Every year, Dezarea Payne said, her husband solicits volunteers who are flown to the convention to encourage members to back LaPierre’s favored candidate for the one-year term. These volunteers are given free concert and event tickets at the convention, and treated to a lavish dinner with LaPierre and his key aides. Payne said the trip costs the NRA $35,000 to $45,000 and has been a clandestine affair. “You have to be completely loyal to Wayne,” she said of the volunteers, who typically number up to a dozen. “You can’t question what they are doing, you have to be secretive, you can’t tell people what you are doing, who you work for.”

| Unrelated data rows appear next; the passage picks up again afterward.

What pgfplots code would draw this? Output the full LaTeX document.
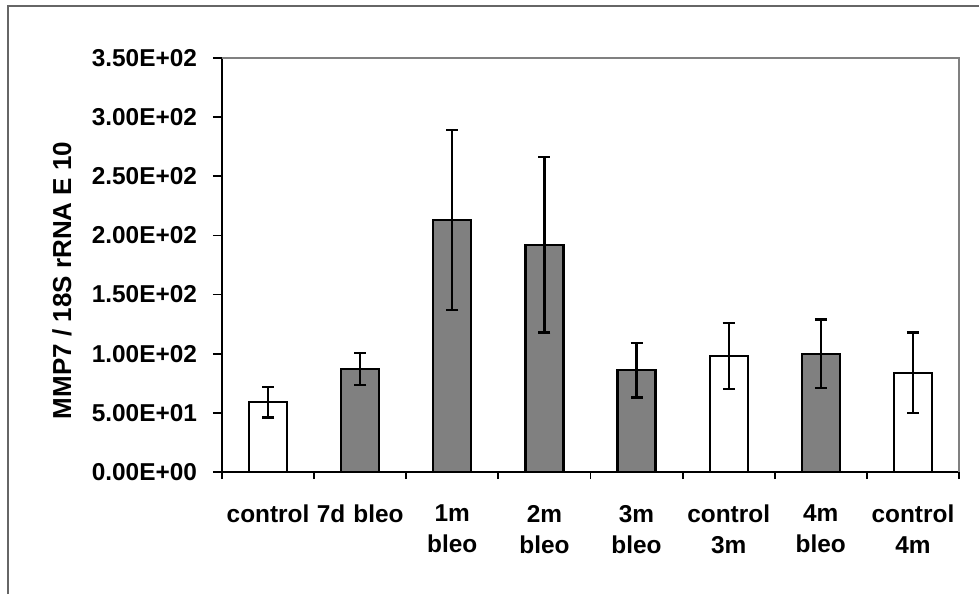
\documentclass[border=0pt]{standalone}
\usepackage{fontspec}
\setmainfont{Liberation Sans}
\usepackage{pgfplots}
\pgfplotsset{compat=1.18}
\definecolor{barg}{HTML}{808080}
\definecolor{frameg}{HTML}{666666}
\begin{document}
\begin{tikzpicture}
\useasboundingbox (-111pt,-61pt) rectangle (378.5pt,236pt);
\begin{axis}[
  at={(0,0)}, anchor=south west,
  scale only axis, width=368.5pt, height=207pt,
  xmin=-0.5, xmax=7.5, ymin=0, ymax=350,
  axis x line*=bottom, axis y line*=left,
  axis line style={black, line width=0.9pt},
  ytick={0,50,...,350},
  yticklabels={0.00E+00,5.00E+01,1.00E+02,1.50E+02,2.00E+02,2.50E+02,3.00E+02,3.50E+02},
  xtick={0,...,7},
  xticklabels={control,7d bleo,1m\\bleo,2m\\bleo,3m\\bleo,control\\3m,4m\\bleo,control\\4m},
  minor xtick={-0.5,0.5,...,7.5},
  major x tick style={draw=none},
  minor x tick style={draw=black, line width=0.9pt},
  tick style={black, line width=0.9pt},
  tick align=outside,
  major tick length=4.5pt,
  minor tick length=3.5pt,
  yticklabel style={font=\bfseries\fontsize{12.2}{14}\selectfont, xshift=-4.5pt},
  xticklabel style={font=\bfseries\fontsize{12.2}{15.5}\selectfont, align=center, text width=50pt, yshift=-8.5pt},
  ylabel={MMP7 / 18S rRNA E 10},
  ylabel style={at={(axis description cs:-0.217,0.463)}, anchor=center, font=\bfseries\fontsize{13}{15}\selectfont},
  ybar, bar width=19pt,
  clip=false,
  error bars/error bar style={black, line width=1.1pt},
  error bars/error mark options={rotate=90, mark size=3pt, line width=1.1pt, black},
]
\addplot[fill=white, draw=black, line width=1.1pt, bar shift=0pt,
  error bars/.cd, y dir=both, y explicit]
  coordinates {(0,59) +- (0,13) (5,98) +- (0,28) (7,84) +- (0,34)};
\addplot[fill=barg, draw=black, line width=1.1pt, bar shift=0pt,
  error bars/.cd, y dir=both, y explicit]
  coordinates {(1,87) +- (0,13.5) (2,213) +- (0,76) (3,192) +- (0,74) (4,86) +- (0,23) (6,100) +- (0,29)};
\draw[color=barg, line width=1pt] (rel axis cs:0,1) -- (rel axis cs:1,1) -- (rel axis cs:1,0);
\end{axis}
\draw[color=frameg, line width=1pt] (-107pt,-61pt) -- (-107pt,233pt) -- (378.5pt,233pt);
\end{tikzpicture}
\end{document}
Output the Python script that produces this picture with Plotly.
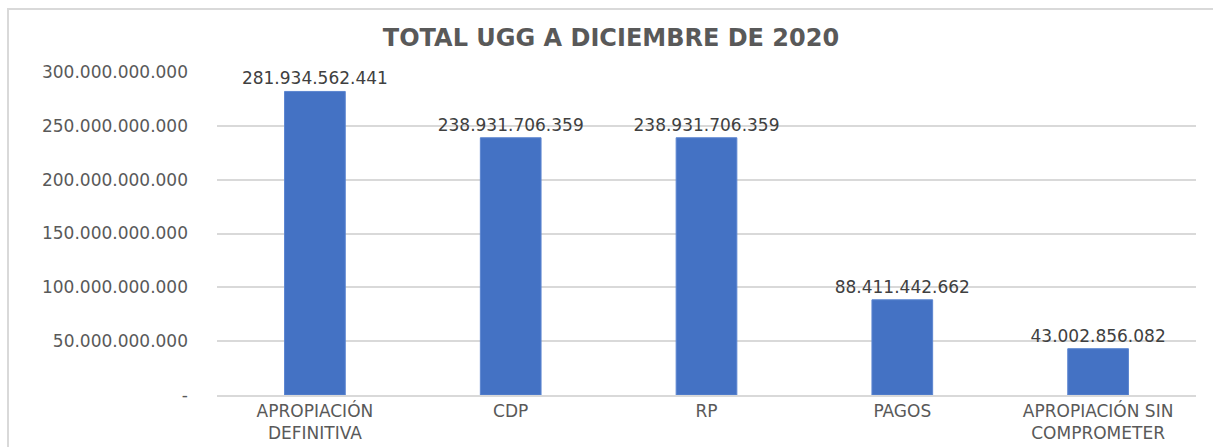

I saw this in action at the 2018 Annual Meeting in Dallas. Liston Matthews of the Good Hill Press Blog and I stayed at the Fairfield Inn in the Cockrell Hill section of town. There were a number of people there from the Members’ Council of California and they were talking up Herb Lankford for 76th Director. However, we were supporting Adam Kraut in his second attempt at the board. If you walked on the floor of the expo center, you saw support for Adam everywhere. Nonetheless, Mr. Lankford was elected. Not to dismiss Mr. Lankford but I wondered why a bunch of guys from California were so up on someone from Columbia, South Carolina. It didn’t make sense then but it does now.

You really need to listen to the podcast. You have to hear it in the words of Ms. Payne and Mr. Schwartz. Merely reading it does not have the same impact.

Wayne’s personal insecurity reminds me a lot of Richard Nixon in 1972. They both directly or indirectly resorted to stuff to assure their position when it wasn’t needed. There was no way that Richard Nixon was going to lose to George McGovern but Watergate still happened. As to the NRA, the bylaws make it virtually impossible to oust Wayne.

What happens now is anybody’s guess. The Board could demand Wayne’s retirement or resignation but I somehow doubt that will happen. The Attorney General of New York will probably add this to her list of things to investigate. The one thing that is sure is that just when we face a critical election for gun rights, Wayne’s attention – and the NRA’s by extension – will be elsewhere.